Investors have long been interested in adaptive reuse – the process of repurposing a vacant or underutilized building and converting it into another use. Vacant malls, for example, are now being transformed into medical uses, schools and even housing. And with COVID-19 changing the way we work and travel, savvy investors are now eyeing office buildings and hotels as ripe for redevelopment.
Adaptive reuse offers many advantages to developers over ground-up construction. It’s cheaper – as much as 20% less, according to the Urban Land Institute. It’s also sustainable because there’s less construction required to convert a building than to create a new one. That results in savings on construction materials and energy.

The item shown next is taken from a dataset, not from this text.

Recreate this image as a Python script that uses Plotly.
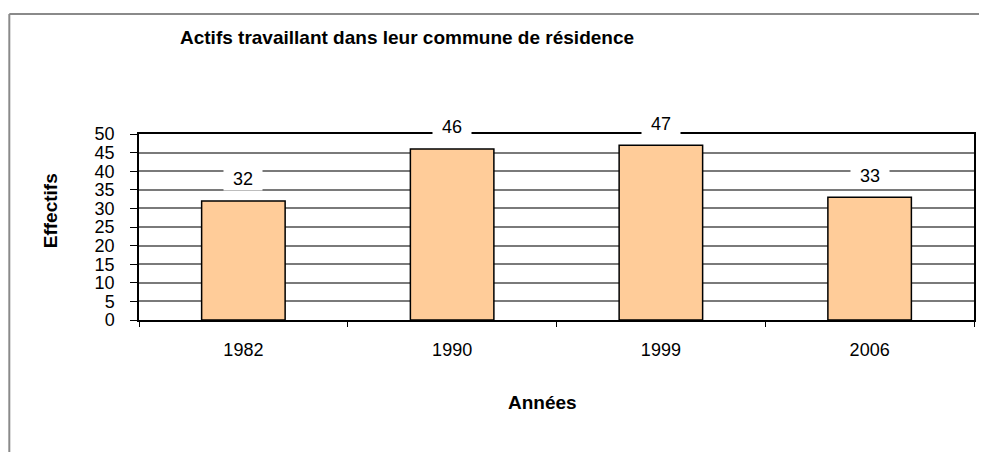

And adaptive reuse allows the historic character of a neighborhood to be maintained.
One example of a successful – and creative – adaptive reuse project is 888 Tower, the conversion of a high-rise office building in Santa Ana, California into 148 units of workforce housing by Alliant Strategic, a multifamily real estate investment firm.
The 10-story office building was designed in the 1960s by architect Welton Becket, who is also responsible for landmarks such as Hollywood’s Capital Records building and Los Angeles International Airport. In addition to the apartments, the finished project will include a fitness center and yoga studio in the basement, which also houses an old vault from Security Pacific Bank, a prior occupant of the building. There’s also 3,500 square feet of space that will be used as an art gallery for a nearby school of the arts.
The $60 million project is slated to receive a certificate of occupancy this month, and it will deliver much-needed workforce housing – created from a vacant office building.